This has been know, reported and complained about quite a bit since CryoSPARC 4.4 was made public.
As a sanity check, please try downsampling you particles to 500-pixel boxes with Fourier cropping. That shouldn’t run out of memory.
However, there are some jobs which 256GB of system RAM will never be sufficient for. NU refine with large boxes (>600 pixels) often consume a lot of system memory. I’ve seen ~440GB used in some cases… and Low Memory Mode is only of limited help with system memory utilisation.
Thank you for your input. We also tested 512x512 px particles. The success rate seemed to be higher, but the same cuMemHostAlloc error had occurred. Looks like the listed RAM requirement is way off:
Non-uniform Refinement
Requires 4 CPU cores, 24 GB RAM, 1 GPU
Even assume this number is for each core, 96 GB would not be sufficient for large particles.
I did some testing previously. Might be a useful guide:
edit: Grabbing some info off a run I currently have going, NU refine with an 800 pixel box in Low Memory Mode will eat 182GB of RAM when at 1.7 Ang. So with 256GB RAM, you’ll only be able to run one NU refine at once.
Thanks again for sharing the information. Based on the numbers, it appears we’re still encountering stability or configuration issues—our A40 GPUs (48 GB) and system RAM should be sufficient. We’re seeing similar failures also in Homo-refine and Local-refine.

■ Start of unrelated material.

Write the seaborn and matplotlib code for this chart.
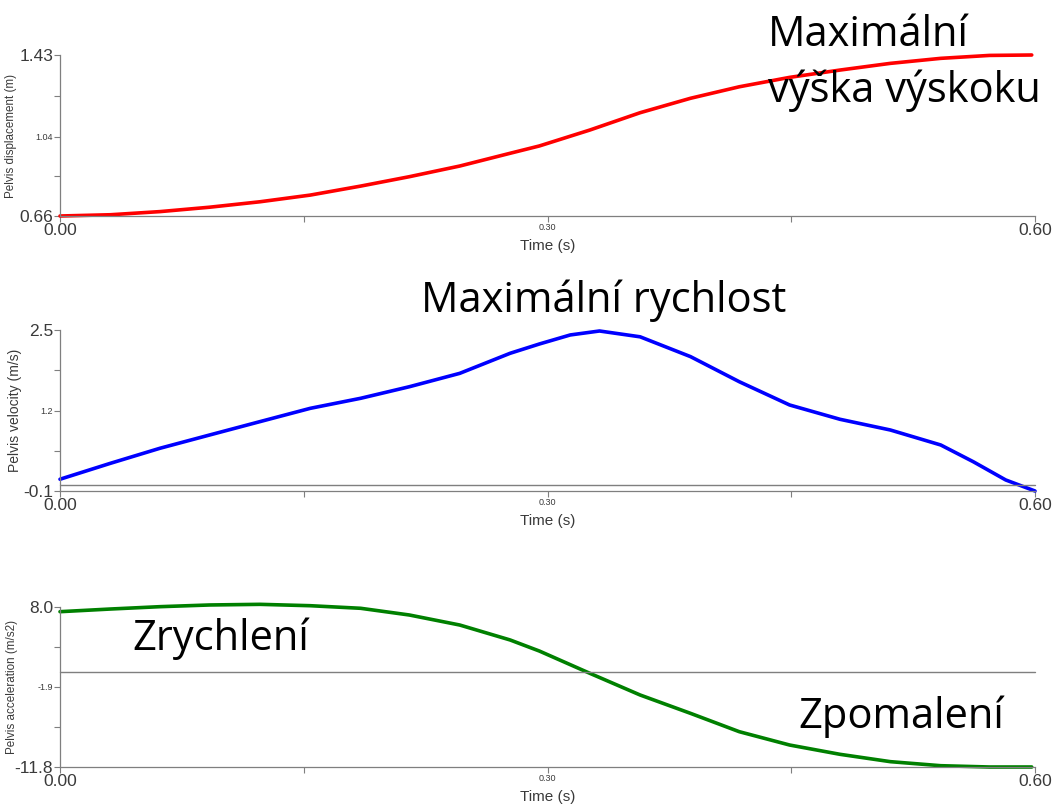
import numpy as np
import pandas as pd
import seaborn as sns
from matplotlib import pyplot as plt

# values
time_disp = [0.0, 0.031, 0.0615, 0.092, 0.123, 0.154, 0.185, 0.215, 0.246, 0.277, 0.295,
             0.326, 0.357, 0.388, 0.418, 0.449, 0.48, 0.511, 0.542, 0.572, 0.598]
displacement = [0.66, 0.666, 0.681, 0.702, 0.728, 0.76, 0.803, 0.848, 0.899, 0.96, 0.995,
                1.071, 1.154, 1.223, 1.278, 1.323, 1.358, 1.39, 1.414, 1.428, 1.43]

time_vel = [0.0, 0.031, 0.0615, 0.092, 0.123, 0.154, 0.185, 0.215, 0.246, 0.277, 0.295,
            0.314, 0.332, 0.357, 0.388, 0.418, 0.449, 0.48, 0.511, 0.542, 0.562, 0.582, 0.60]
velocity = [0.09, 0.347, 0.59, 0.804, 1.02, 1.235, 1.397, 1.584, 1.80, 2.124, 2.274,
            2.42, 2.484, 2.39, 2.07, 1.665, 1.289, 1.058, 0.885, 0.643, 0.373, 0.078, -0.10]

time_acc = [0.0, 0.031, 0.0615, 0.092, 0.123, 0.154, 0.185, 0.215, 0.246, 0.277, 0.295,
            0.326, 0.357, 0.388, 0.418, 0.449, 0.48, 0.511, 0.542, 0.572, 0.598]
acceleration = [7.42, 7.75, 8.04, 8.25, 8.33, 8.16, 7.84, 7.01, 5.77, 3.92, 2.55,
                -0.2, -2.89, -5.16, -7.43, -9.08, -10.23, -11.14, -11.64, -11.8, -11.8]

panels = [
    (time_disp, displacement, 'red', 'Pelvis displacement (m)', 8.4, [0.66, 1.04, 1.43], ['0.66', '1.04', '1.43'], False),
    (time_vel, velocity, 'blue', 'Pelvis velocity (m/s)', 10, [-0.1, 1.2, 2.5], ['-0.1', '1.2', '2.5'], True),
    (time_acc, acceleration, 'green', 'Pelvis acceleration (m/s2)', 8.4, [-11.8, -1.9, 8.0], ['-11.8', '-1.9', '8.0'], True),
]

sns.set_style('white')
plt.rcParams['font.family'] = ['Liberation Sans', 'DejaVu Sans']

fig = plt.figure(figsize=(10.55, 8.10), dpi=100)
tops = [55, 330, 607]
bottoms = [216, 491, 767]
ylab_x = [17, 22, 18]
grey = '#7f7f7f'
tick_col = '#3a3a3a'

for (t, v, col, ylab, ylab_fs, yt, ytl, zero), top, bot, lx in zip(panels, tops, bottoms, ylab_x):
    ax = fig.add_axes([60 / 1055, 1 - bot / 810, 975 / 1055, (bot - top) / 810])
    df = pd.DataFrame({'t': t, 'v': v})
    sns.lineplot(data=df, x='t', y='v', color=col, linewidth=2.6, ax=ax)
    if zero:
        ax.axhline(0, color=grey, linewidth=1)
    ax.set_xlim(0, 0.6)
    ax.set_ylim(yt[0], yt[-1])
    ax.set_xticks([0, 0.15, 0.3, 0.45, 0.6])
    ax.set_xticklabels(['0.00', '', '0.30', '', '0.60'])
    ax.set_yticks([yt[0], (yt[0] + yt[1]) / 2, yt[1], (yt[1] + yt[2]) / 2, yt[2]])
    ax.set_yticklabels([ytl[0], '', ytl[1], '', ytl[2]])
    for i, lab in enumerate(ax.get_xticklabels()):
        lab.set_fontsize(12.5 if i in (0, 4) else 6.5)
        lab.set_color(tick_col)
    for i, lab in enumerate(ax.get_yticklabels()):
        lab.set_fontsize(12.5 if i in (0, 4) else 6.5)
        lab.set_color(tick_col)
    ax.tick_params(axis='both', direction='out', length=4, width=0.8, color=grey, pad=1, bottom=True, left=True)
    ax.set_xlabel('Time (s)', fontsize=11, color=tick_col, labelpad=1)
    ax.set_ylabel(ylab, fontsize=ylab_fs, color=tick_col)
    ax.yaxis.set_label_coords(lx / 1055, 0.5, transform=fig.transFigure)
    ax.yaxis.label.set_transform(fig.transFigure)
    ax.yaxis.label.set_position((lx / 1055, 1 - (top + bot) / 2 / 810))
    sns.despine(ax=ax)
    for s in ('left', 'bottom'):
        ax.spines[s].set_color(grey)
        ax.spines[s].set_linewidth(0.9)
    for line in ax.lines:
        line.set_clip_on(False)

big = dict(fontsize=30, family=['Open Sans', 'DejaVu Sans'], color='black', va='baseline', ha='left')
fig.text(768 / 1055, 1 - 46 / 810, 'Maximální', **big)
fig.text(768 / 1055, 1 - 102 / 810, 'výška výskoku', **big)
fig.text(421 / 1055, 1 - 312 / 810, 'Maximální rychlost', **big)
fig.text(132 / 1055, 1 - 650 / 810, 'Zrychlení', **big)
fig.text(798 / 1055, 1 - 728 / 810, 'Zpomalení', **big)

plt.savefig('out.png', dpi=100)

You are likely referring to a job type-specific, fixed estimate that does not take into consideration the requirements of you specific data set. If you already use {{ ram_gb }} to request the allocation of RAM to a cluster job, you may wish to modify the cluster script template to allow customized augmentation of the memory allocation, using custom variables (example 1, example 2).
We would be interested in examples where jobs with identical parameters, inputs and cluster resource allocations completed successfully with an older CryoSPARC version and failed with a newer.
Which were the affected job types?
Would you be willing to share with the CryoSPARC developers job reports for pairs of successful and failed jobs with identical parameters, inputs and cluster resource allocations.
Some updates: The cuMemHostAlloc errors were resolved after we disabled THP. Enabling low-memory mode helps mitigate the OOM error, though this ultimately depends on available system memory. In our case, 256 GB is just sufficient for 800 x 800 px boxes when running in low-memory mode.
For jobs with identical parameters, once THP was disabled, the run completed successfully.
Thank you all for following up—happy to provide any additional details if helpful.